GIVEN EXERCISE: Restate the data below word for word. Skip any images it contains.

INFORMATION PROVIDED:

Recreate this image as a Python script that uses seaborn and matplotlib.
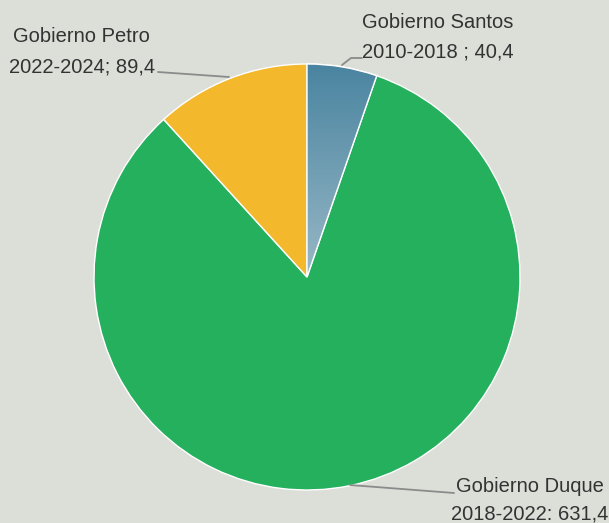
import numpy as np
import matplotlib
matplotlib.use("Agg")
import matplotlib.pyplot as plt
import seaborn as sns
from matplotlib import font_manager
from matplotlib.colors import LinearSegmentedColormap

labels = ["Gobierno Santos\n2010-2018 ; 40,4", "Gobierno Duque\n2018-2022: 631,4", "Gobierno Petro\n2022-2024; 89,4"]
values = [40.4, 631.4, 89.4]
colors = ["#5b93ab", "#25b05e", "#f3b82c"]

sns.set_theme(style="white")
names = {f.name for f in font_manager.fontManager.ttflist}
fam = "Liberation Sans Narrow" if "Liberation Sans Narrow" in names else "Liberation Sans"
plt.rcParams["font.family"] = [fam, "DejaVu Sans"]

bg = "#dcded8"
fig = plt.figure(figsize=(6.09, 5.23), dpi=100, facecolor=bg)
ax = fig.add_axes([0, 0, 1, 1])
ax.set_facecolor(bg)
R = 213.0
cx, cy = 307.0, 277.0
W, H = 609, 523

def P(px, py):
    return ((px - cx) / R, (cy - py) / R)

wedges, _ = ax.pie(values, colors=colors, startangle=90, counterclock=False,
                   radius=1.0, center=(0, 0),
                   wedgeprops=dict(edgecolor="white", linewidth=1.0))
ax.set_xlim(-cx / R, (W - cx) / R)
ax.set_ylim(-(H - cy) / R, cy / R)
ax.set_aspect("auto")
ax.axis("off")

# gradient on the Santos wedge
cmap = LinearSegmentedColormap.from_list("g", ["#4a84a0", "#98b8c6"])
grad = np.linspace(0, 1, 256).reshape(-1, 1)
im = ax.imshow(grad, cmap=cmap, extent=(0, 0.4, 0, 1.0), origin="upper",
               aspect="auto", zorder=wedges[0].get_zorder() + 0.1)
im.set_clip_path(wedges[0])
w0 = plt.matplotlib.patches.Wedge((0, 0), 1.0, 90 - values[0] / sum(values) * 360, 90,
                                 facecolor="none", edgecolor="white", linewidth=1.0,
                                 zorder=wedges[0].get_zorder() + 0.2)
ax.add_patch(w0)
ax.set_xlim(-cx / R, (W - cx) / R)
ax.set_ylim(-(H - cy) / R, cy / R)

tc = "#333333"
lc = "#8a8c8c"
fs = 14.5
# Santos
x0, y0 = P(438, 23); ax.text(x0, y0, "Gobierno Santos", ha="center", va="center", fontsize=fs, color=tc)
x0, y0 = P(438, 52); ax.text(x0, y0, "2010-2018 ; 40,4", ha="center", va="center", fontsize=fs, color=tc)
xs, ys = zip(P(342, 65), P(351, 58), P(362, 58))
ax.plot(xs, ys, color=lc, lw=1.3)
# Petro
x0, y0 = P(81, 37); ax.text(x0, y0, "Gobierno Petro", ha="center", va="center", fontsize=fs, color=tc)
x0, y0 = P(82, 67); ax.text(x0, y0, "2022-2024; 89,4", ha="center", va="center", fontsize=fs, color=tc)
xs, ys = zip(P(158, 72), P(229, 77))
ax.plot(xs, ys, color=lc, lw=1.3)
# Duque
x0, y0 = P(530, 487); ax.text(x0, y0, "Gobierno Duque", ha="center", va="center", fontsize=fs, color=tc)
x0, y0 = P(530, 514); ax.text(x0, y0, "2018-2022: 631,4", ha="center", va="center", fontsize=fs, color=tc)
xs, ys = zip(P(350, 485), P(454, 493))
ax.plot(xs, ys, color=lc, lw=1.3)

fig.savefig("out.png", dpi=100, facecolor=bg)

REPLY:
Recreate this image as a Python script that uses seaborn and matplotlib.
import numpy as np
import matplotlib
matplotlib.use("Agg")
import matplotlib.pyplot as plt
import seaborn as sns
from matplotlib import font_manager
from matplotlib.colors import LinearSegmentedColormap

labels = ["Gobierno Santos\n2010-2018 ; 40,4", "Gobierno Duque\n2018-2022: 631,4", "Gobierno Petro\n2022-2024; 89,4"]
values = [40.4, 631.4, 89.4]
colors = ["#5b93ab", "#25b05e", "#f3b82c"]

sns.set_theme(style="white")
names = {f.name for f in font_manager.fontManager.ttflist}
fam = "Liberation Sans Narrow" if "Liberation Sans Narrow" in names else "Liberation Sans"
plt.rcParams["font.family"] = [fam, "DejaVu Sans"]

bg = "#dcded8"
fig = plt.figure(figsize=(6.09, 5.23), dpi=100, facecolor=bg)
ax = fig.add_axes([0, 0, 1, 1])
ax.set_facecolor(bg)
R = 213.0
cx, cy = 307.0, 277.0
W, H = 609, 523

def P(px, py):
    return ((px - cx) / R, (cy - py) / R)

wedges, _ = ax.pie(values, colors=colors, startangle=90, counterclock=False,
                   radius=1.0, center=(0, 0),
                   wedgeprops=dict(edgecolor="white", linewidth=1.0))
ax.set_xlim(-cx / R, (W - cx) / R)
ax.set_ylim(-(H - cy) / R, cy / R)
ax.set_aspect("auto")
ax.axis("off")

# gradient on the Santos wedge
cmap = LinearSegmentedColormap.from_list("g", ["#4a84a0", "#98b8c6"])
grad = np.linspace(0, 1, 256).reshape(-1, 1)
im = ax.imshow(grad, cmap=cmap, extent=(0, 0.4, 0, 1.0), origin="upper",
               aspect="auto", zorder=wedges[0].get_zorder() + 0.1)
im.set_clip_path(wedges[0])
w0 = plt.matplotlib.patches.Wedge((0, 0), 1.0, 90 - values[0] / sum(values) * 360, 90,
                                 facecolor="none", edgecolor="white", linewidth=1.0,
                                 zorder=wedges[0].get_zorder() + 0.2)
ax.add_patch(w0)
ax.set_xlim(-cx / R, (W - cx) / R)
ax.set_ylim(-(H - cy) / R, cy / R)

tc = "#333333"
lc = "#8a8c8c"
fs = 14.5
# Santos
x0, y0 = P(438, 23); ax.text(x0, y0, "Gobierno Santos", ha="center", va="center", fontsize=fs, color=tc)
x0, y0 = P(438, 52); ax.text(x0, y0, "2010-2018 ; 40,4", ha="center", va="center", fontsize=fs, color=tc)
xs, ys = zip(P(342, 65), P(351, 58), P(362, 58))
ax.plot(xs, ys, color=lc, lw=1.3)
# Petro
x0, y0 = P(81, 37); ax.text(x0, y0, "Gobierno Petro", ha="center", va="center", fontsize=fs, color=tc)
x0, y0 = P(82, 67); ax.text(x0, y0, "2022-2024; 89,4", ha="center", va="center", fontsize=fs, color=tc)
xs, ys = zip(P(158, 72), P(229, 77))
ax.plot(xs, ys, color=lc, lw=1.3)
# Duque
x0, y0 = P(530, 487); ax.text(x0, y0, "Gobierno Duque", ha="center", va="center", fontsize=fs, color=tc)
x0, y0 = P(530, 514); ax.text(x0, y0, "2018-2022: 631,4", ha="center", va="center", fontsize=fs, color=tc)
xs, ys = zip(P(350, 485), P(454, 493))
ax.plot(xs, ys, color=lc, lw=1.3)

fig.savefig("out.png", dpi=100, facecolor=bg)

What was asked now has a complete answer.